The Globe and Mail interviews Ahmed Akkari, the young Danish Islamic scholar who took some caricatures of the prophet Muhammad to the Middle East -- and inadvertently helped hell break loose.
I offer a bit of analysis.
Some excerpts:
Ahmed Akkari, a young Islamic scholar and Danish activist, was on a mission. Having failed to get the Prime Minister to take action over the cartoons' perceived slight to Islam, he had sought help from esteemed figures in the Muslim world, he says.
Over the next few weeks, he would hand copies of his green booklet to the grand mufti of Egypt, the chief cleric of the Sunni faith, leaders of the Arab League, the top official of the Lebanese Christian church and others.
They stared in amazement at the images in the book, he remembered during a lengthy interview yesterday, and vowed to take action to help him.
"They said to me, 'Do they really say this is the Prophet Mohammed? They must really have no respect for religion up there in Denmark.' And they said they would make it known."
Mr. Akkari now finds himself regretting the results of his brief journey, the somewhat distorted message of which flashed around the Muslim world by Internet, newspaper and text message, and caused millions of Muslims to believe that Denmark and the Nordic countries had become home to blasphemies. ...
... His booklet contained not only the 12 depictions of the Prophet Mohammed that had appeared in the newspaper Jyllands-Posten in September.
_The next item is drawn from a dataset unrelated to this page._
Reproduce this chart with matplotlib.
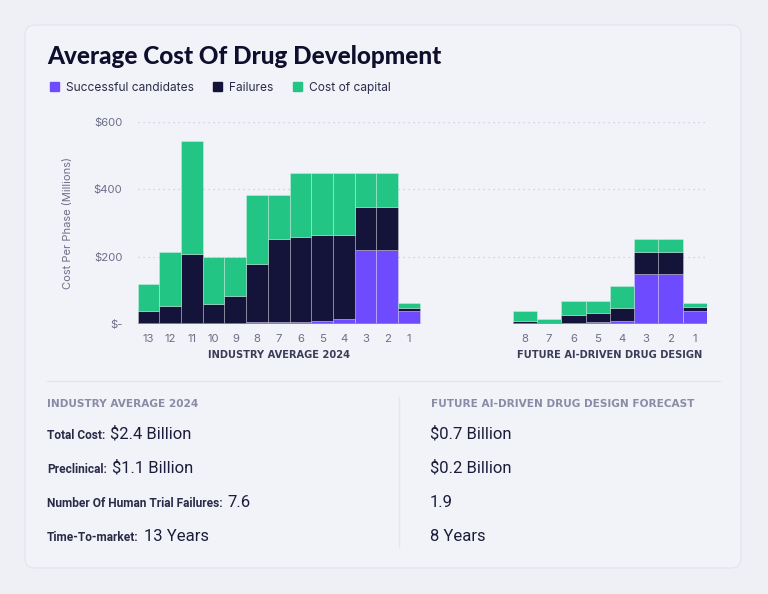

He also filled it with hideous, amateur images of the Prophet as a pig, a dog, a woman and a child-sodomizing madman.
Flipping through the book yesterday, he explained that these images had been items of hate mail sent to his colleagues by right-wing extremists who disapproved of their activism. These images, he insistently demonstrated, were separated from the newspaper cartoons by several pages of letters. "How could anyone mistake these for the newspaper images?" he asked. "It cannot be that anyone would make this mistake."
But protesters in Lebanon and elsewhere have cited these images in their actions. So have the organizers of a worldwide boycott campaign against Danish products, which is costing the country's economy.
This is an important story because it helps answer the question of where the extremely offensive cartoons came from -- namely, not the newspaper Jyllands-Posten.
The story points to a certain naivete on the the part of Mr. Akkari. He blends in the truly hateful with the merely offensive and expects people to keep the two separate in their own minds.
In addition, he doesn't seem to realize there are some venomous fundamentalist elements within the Muslim community in Europe that would use virtually any excuse to show how the West hates both Muslims and Islam.
At the time Akkari went overseas, the paper had already apologized for the cartoons but stood behind the decision to publish them.
Denmark's right-leaning prime minister didn't want to get involved, saying this was a freedom-of-the-press issue.
Akkari wanted the paper prosecuted under hate-crimes laws and to have the prime minister meet with the ambassadors of Muslim countries.
With all due respect to Akkari and those who hold his views, mocking a religious figure is not the same as promoting hatred.
It's unfortunate the law of unintended consequences applied in this case.